US Senate to begin debate on climate bill on June 2: key lawmaker



Washington (Platts)--1Apr2008

The US Senate is to begin debating a comprehensive bill to cap greenhouse
gas emissions from the power, natural gas, transportation and industrial
sectors to 71% below 2005 levels by 2050 on June 2, a key lawmaker said
Tuesday.

Senate Environment and Natural Resources Committee Chairwoman Barbara
Boxer, Democrat-California, said she intends to support the Lieberman-Warner
bill when she brings it to the Senate floor following the Memorial Day recess.
"I want it to pass," she said.

Boxer said she would oppose amendments to weaken the measure, but would
be supportive of efforts to strengthen it. One such amendment she said she
might back is one expected to be offered by Senator Tom Carper,
Democrat-Delaware, to bolster restrictions on electric utility emissions other
than greenhouse gases.

Carper said he plans to offer as an amendment to Lieberman-Warner
portions of his clean air bill of 2007 to restrict power plant emissions of
nitrogen oxide, sulfur dioxide and mercury. Carper said he already has a dozen
senators supportive of the measure.

Both Lieberman-Warner and Carper's bill employ emissions trading programs
where emitting sources swap allowances to help them meet the pollution
restrictions.

"We need to provide certainty for industry" on clean air regulation,
said Carper. "I believe that legislation is the approach that would provide
that certainty to industry and the rest of us."

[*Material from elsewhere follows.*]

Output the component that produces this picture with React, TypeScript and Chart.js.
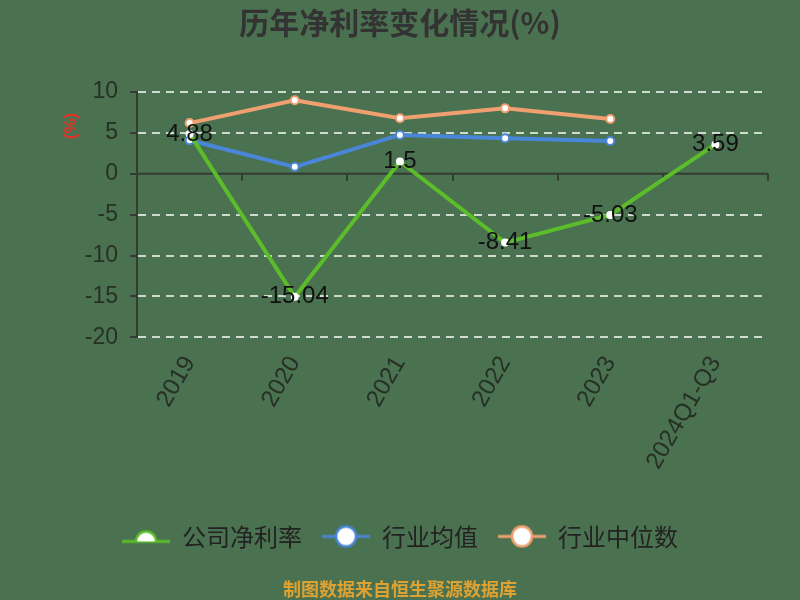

Drafted by Joe Lieberman, Independent-Connecticut, and Virginia
Republican John Warner, the Lieberman-Warner bill, S. 2191, would begin
capping greenhouse gas emissions from the covered sectors in 2012 at 4% below
2005 levels. The emissions cap would increase incrementally as the number of
free allowances to industry shrinks. By 2031, all emission allowances would
have to be bought at auction.

Boxer and Carper said they hoped support for the bill would be buoyed by
a $300-million media campaign on climate change awareness by former Senator
and US Vice President Al Gore, who won the Nobel Peace Prize for his work on
global warming.

Boxer said she expected opponents to a climate change mandate to unload
millions of dollars for their effort. Gore's campaign "will balance the other
side."

Gore on Monday unveiled the three-year nationwide advertizing campaign
through his Alliance for Climate Protection non-profit to gather 10 million
supporters of a climate change policy.

"We can solve the climate crisis, but it will require a major shift in
public opinion and engagement," Gore said in his statement. "When politicians
hear the American people calling loud and clear for change, they'll listen."